• WORKING DATA:
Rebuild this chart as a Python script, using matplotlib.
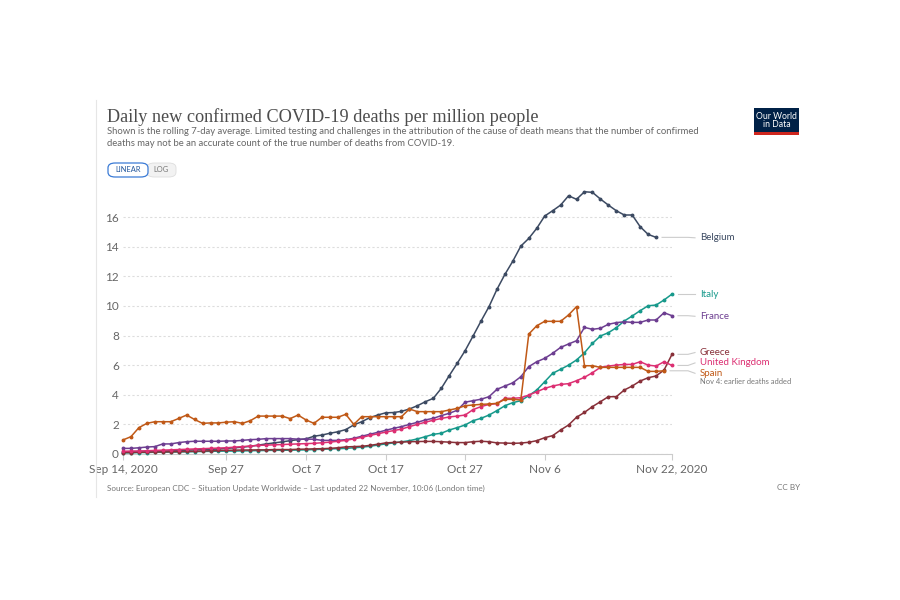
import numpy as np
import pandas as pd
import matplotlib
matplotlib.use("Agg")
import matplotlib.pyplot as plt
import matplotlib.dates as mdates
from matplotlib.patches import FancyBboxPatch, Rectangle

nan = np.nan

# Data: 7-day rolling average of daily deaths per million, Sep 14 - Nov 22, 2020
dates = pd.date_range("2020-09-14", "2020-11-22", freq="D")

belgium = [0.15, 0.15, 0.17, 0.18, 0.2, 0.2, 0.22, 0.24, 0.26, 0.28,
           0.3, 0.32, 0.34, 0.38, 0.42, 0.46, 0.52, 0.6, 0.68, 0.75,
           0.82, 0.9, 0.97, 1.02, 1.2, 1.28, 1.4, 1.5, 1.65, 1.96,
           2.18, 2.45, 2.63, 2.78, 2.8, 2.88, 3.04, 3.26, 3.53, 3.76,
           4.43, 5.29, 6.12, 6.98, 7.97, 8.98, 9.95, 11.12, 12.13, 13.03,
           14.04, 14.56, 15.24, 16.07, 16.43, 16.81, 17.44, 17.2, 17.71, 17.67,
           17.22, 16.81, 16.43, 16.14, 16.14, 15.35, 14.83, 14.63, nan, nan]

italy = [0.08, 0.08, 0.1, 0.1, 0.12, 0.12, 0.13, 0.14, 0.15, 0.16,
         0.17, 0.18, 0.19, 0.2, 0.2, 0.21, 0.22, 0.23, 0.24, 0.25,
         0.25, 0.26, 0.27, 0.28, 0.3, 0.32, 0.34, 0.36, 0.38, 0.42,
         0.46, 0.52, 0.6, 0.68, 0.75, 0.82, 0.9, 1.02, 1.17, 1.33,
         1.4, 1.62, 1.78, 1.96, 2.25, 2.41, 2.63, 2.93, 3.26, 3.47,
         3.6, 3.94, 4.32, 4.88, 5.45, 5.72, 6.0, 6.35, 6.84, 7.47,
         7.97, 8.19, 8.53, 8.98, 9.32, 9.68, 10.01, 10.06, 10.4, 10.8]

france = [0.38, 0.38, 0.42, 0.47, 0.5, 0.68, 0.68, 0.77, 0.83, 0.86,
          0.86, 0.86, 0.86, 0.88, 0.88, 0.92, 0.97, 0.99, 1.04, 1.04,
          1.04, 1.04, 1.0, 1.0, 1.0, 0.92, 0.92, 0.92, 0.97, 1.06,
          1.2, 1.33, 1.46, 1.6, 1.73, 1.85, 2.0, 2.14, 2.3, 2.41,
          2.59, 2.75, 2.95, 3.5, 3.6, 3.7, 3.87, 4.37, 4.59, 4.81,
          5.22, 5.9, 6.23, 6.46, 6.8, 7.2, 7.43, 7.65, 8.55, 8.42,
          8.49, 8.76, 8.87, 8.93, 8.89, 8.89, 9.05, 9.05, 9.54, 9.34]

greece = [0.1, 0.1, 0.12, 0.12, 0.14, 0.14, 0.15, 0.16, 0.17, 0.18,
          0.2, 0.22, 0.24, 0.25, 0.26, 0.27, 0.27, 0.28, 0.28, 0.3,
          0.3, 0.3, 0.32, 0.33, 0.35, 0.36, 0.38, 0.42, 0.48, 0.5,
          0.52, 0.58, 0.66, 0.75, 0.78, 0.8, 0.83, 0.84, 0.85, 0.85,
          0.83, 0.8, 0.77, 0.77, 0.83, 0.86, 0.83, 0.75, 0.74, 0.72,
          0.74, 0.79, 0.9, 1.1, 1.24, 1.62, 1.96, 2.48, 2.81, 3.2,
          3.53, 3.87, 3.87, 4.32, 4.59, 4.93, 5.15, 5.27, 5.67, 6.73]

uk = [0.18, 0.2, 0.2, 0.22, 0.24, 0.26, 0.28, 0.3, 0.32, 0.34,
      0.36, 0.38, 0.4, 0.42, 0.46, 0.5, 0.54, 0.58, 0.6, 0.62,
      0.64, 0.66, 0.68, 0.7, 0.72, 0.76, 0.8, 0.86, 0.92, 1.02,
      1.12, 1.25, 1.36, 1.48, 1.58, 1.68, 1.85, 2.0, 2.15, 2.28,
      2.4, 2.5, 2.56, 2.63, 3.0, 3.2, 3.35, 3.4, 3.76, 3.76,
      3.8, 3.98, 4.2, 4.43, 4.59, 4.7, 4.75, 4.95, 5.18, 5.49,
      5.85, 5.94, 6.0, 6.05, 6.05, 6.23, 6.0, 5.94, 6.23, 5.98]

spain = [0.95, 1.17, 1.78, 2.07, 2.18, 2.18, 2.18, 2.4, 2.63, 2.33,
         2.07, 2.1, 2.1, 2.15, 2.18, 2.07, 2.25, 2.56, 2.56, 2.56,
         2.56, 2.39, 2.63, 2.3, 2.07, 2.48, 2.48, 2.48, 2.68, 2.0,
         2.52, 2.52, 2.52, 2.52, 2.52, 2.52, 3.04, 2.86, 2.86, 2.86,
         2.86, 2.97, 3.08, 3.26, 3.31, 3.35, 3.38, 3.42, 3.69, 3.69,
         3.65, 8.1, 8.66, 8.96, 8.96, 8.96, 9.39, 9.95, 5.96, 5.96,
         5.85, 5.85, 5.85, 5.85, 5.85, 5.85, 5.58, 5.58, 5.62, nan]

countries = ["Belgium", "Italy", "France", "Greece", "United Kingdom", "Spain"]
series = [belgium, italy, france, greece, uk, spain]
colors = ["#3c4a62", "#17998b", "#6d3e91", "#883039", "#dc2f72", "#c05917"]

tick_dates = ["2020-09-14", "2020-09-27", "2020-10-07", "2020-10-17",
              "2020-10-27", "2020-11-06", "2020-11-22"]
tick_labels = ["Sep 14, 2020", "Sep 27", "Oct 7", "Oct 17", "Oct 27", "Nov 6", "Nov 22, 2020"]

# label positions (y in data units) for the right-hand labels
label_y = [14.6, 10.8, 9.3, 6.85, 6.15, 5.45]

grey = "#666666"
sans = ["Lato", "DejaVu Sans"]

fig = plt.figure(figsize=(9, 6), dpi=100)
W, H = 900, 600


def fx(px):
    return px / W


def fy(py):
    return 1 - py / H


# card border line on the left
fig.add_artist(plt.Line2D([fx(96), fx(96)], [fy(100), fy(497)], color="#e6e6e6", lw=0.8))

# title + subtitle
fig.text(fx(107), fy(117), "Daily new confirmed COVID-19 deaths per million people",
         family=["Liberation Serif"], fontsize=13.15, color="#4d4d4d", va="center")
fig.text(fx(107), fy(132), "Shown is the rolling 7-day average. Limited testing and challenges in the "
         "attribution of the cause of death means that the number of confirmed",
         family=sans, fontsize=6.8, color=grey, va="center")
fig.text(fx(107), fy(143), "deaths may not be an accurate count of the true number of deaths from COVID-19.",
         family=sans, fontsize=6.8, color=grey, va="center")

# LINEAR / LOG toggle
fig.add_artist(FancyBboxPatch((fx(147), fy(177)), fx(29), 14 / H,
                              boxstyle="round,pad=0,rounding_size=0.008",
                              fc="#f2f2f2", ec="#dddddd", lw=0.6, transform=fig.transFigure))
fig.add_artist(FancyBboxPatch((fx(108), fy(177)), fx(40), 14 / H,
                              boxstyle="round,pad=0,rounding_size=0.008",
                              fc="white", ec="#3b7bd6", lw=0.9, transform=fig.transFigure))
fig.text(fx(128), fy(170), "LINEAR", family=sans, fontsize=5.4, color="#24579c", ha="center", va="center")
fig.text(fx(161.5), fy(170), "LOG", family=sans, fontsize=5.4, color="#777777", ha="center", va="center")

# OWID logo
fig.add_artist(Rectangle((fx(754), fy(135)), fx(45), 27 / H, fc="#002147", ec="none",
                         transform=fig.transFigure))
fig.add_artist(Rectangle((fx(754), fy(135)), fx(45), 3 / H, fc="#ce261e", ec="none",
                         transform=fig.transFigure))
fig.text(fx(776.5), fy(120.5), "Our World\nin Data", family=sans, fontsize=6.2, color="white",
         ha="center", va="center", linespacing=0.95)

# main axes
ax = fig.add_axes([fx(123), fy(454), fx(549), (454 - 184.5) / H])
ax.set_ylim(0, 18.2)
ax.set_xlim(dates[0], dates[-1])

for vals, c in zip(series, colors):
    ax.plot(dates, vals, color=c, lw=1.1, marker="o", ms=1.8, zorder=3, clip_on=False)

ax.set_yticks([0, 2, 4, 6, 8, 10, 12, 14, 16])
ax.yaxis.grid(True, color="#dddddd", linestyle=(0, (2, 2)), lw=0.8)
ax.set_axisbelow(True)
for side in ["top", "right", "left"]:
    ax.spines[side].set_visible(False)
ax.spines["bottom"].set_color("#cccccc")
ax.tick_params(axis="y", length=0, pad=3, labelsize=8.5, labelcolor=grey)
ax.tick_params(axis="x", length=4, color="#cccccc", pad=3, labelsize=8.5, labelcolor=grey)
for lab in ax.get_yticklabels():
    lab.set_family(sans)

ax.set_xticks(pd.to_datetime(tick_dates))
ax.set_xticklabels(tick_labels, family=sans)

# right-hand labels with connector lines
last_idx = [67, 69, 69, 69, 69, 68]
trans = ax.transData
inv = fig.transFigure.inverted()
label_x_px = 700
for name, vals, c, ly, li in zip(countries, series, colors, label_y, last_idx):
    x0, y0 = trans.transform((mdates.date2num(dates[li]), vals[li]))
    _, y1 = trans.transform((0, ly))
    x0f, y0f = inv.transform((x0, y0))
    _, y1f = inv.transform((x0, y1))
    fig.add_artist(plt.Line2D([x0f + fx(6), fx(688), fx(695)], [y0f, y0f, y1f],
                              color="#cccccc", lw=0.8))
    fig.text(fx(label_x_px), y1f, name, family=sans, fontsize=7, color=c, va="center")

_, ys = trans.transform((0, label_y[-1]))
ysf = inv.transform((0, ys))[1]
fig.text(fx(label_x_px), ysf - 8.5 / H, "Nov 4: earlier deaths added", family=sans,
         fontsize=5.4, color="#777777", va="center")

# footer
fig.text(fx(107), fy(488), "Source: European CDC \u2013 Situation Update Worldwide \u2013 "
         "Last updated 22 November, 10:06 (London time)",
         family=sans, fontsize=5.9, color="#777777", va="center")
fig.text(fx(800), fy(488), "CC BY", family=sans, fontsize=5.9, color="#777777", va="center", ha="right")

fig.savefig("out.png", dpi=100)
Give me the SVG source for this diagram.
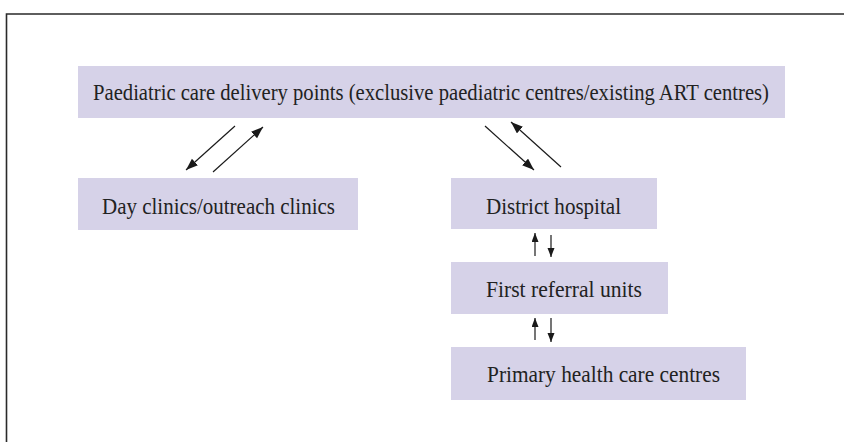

• WHAT YOU ARE ASKED TO DO: Filter out all lines lacking the word "this" and copy the rest.

• COMPLETE ANSWER:
Rebuild this chart as a Python script, using matplotlib.
Give me the SVG source for this diagram.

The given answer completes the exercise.